Audiences might be attracted to serial killer stories, but they typically don't admire the murderer. Serial killers aren't seen as antiheroes whose motives or actions are supported by the audience. Instead, serial killers are meant for audiences to revile. In this sense, we love to hate them - but how we love to hate serial killers changes with our cultural anxieties.
Media scholars have found that while audiences in the United Kingdom are more interested in stories about the victims, audiences in the U.S. focus on the serial killer as a person. Trying to understand a serial killer's psychological background is part of what some scholars see as a "wound culture," in which we closely analyze other people's trauma.

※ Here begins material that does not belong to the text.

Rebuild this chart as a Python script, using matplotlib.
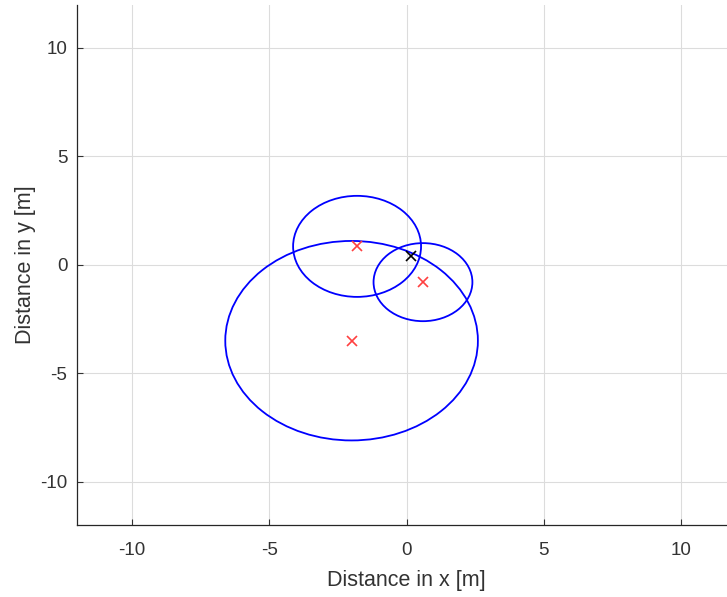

Motivations for wound culture evolve with our collective fears and anxieties, which often relate to events beyond our own control.
The terrorist attacks on 9/11, for example, have been identified by scholars as the start of increased serial killer-related content. Much of the content has focused on understanding the serial killer as a person and comes at a time when people are trying to make sense of what feels like random, violent attacks.

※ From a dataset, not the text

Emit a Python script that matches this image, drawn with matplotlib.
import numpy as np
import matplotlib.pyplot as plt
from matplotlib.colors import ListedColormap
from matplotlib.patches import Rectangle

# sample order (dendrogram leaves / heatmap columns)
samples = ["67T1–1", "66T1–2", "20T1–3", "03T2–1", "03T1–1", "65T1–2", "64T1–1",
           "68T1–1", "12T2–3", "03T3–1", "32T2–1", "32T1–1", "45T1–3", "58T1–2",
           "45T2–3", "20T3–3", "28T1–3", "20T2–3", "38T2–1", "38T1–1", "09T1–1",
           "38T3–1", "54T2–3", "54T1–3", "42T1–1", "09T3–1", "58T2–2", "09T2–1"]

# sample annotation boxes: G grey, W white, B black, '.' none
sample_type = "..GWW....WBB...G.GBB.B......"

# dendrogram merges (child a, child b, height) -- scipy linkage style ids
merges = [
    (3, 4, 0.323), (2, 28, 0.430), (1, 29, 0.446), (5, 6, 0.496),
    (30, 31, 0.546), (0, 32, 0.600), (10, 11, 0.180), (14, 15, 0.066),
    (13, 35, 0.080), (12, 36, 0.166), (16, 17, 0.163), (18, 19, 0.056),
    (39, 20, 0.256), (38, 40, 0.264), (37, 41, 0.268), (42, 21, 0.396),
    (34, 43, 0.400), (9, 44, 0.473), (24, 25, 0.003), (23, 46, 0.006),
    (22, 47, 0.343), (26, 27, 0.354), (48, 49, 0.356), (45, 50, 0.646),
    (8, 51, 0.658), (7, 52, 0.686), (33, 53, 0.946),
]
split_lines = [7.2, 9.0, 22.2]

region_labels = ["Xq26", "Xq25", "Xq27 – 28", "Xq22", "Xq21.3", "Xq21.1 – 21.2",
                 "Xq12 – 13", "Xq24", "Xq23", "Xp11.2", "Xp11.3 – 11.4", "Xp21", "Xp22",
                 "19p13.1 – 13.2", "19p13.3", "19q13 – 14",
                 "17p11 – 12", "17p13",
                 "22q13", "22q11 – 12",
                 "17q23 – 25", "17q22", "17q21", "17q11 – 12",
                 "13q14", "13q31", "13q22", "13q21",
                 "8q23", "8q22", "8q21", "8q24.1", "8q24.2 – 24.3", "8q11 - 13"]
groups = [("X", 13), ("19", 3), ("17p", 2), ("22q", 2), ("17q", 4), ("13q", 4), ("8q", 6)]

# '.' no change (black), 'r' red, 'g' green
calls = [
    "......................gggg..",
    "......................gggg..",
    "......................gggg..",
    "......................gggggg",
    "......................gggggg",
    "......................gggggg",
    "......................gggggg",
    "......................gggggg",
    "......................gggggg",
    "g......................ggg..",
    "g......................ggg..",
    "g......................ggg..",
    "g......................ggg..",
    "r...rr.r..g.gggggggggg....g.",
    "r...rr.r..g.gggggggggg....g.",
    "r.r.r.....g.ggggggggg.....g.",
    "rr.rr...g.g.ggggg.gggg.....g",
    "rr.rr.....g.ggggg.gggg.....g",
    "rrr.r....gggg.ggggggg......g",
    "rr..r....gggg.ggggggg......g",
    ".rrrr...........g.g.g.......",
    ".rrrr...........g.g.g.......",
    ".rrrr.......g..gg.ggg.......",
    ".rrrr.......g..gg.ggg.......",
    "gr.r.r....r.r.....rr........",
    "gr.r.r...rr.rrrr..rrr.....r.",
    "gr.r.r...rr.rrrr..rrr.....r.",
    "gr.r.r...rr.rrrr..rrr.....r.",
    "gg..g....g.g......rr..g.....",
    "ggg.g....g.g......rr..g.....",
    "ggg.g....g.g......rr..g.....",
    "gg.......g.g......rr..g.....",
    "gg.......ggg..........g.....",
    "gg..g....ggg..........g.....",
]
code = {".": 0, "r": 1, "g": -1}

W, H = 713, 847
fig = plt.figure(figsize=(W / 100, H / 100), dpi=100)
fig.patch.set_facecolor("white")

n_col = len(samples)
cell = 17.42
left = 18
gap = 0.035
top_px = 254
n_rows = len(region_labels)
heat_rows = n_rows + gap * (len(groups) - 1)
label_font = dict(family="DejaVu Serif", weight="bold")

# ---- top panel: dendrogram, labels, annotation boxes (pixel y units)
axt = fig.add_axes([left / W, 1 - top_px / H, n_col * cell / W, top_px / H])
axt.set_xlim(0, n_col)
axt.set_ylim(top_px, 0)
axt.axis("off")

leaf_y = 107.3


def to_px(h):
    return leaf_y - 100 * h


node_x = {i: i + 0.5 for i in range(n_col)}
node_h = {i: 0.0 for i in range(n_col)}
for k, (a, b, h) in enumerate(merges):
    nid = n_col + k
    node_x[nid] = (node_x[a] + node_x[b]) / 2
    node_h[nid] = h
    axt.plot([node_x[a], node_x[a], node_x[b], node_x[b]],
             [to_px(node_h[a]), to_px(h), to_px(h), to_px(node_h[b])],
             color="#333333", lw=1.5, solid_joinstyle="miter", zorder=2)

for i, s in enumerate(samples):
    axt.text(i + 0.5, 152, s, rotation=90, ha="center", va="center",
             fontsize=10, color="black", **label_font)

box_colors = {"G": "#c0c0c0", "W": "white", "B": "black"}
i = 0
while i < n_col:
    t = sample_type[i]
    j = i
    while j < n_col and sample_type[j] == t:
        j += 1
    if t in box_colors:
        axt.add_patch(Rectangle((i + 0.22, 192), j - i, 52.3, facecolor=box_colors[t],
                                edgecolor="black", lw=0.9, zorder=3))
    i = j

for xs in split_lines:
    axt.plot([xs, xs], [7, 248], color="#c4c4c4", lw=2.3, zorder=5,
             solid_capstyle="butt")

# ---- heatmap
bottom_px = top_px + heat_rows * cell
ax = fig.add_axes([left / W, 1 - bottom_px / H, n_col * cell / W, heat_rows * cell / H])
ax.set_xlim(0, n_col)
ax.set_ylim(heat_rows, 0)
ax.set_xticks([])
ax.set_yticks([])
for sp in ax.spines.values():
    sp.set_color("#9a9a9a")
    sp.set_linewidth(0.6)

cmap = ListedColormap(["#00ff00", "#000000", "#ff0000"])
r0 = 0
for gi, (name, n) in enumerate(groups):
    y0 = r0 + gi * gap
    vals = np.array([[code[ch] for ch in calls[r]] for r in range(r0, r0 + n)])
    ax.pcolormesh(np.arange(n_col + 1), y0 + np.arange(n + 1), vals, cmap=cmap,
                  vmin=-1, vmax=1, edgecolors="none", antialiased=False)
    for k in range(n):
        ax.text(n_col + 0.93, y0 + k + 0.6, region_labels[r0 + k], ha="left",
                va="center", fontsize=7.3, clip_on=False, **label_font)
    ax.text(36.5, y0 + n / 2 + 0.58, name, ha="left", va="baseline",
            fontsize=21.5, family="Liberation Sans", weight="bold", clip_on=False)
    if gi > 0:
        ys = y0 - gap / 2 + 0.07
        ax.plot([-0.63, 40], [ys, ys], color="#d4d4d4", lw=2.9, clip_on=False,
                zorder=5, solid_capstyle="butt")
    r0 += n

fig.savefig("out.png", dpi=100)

Although storylines center on the serial killer, the audience's fascination is less about the monster in question and more about why we fear the monster. After 9/11, media content focused on white male serial killers increased, and some scholars see that as a way for people to deflect their fears of domestic terrorism.
Serial killers fit naturally into serial television content in which each episode must introduce and resolve a new storyline. With many people so engaged in serial killer content, media production of these storylines has increased substantially. In this sense, people tune into serial killer content because it is available in ways it wasn't in the past.
Media creators, however, have to be careful of backlash. Audiences don't want to see serial killers glorified, and recent content has been heavily criticized. Netflix's 2019 biopic on serial killer Ted Bundy Extremely Wicked, Shockingly Evil and Vile, was condemned for glamorizing Bundy. And in 2021, one critic criticized Hulu's Bundy biopic, American Boogeyman, for blurring the victims and wrote there was "no earthly reason for the existence of this film."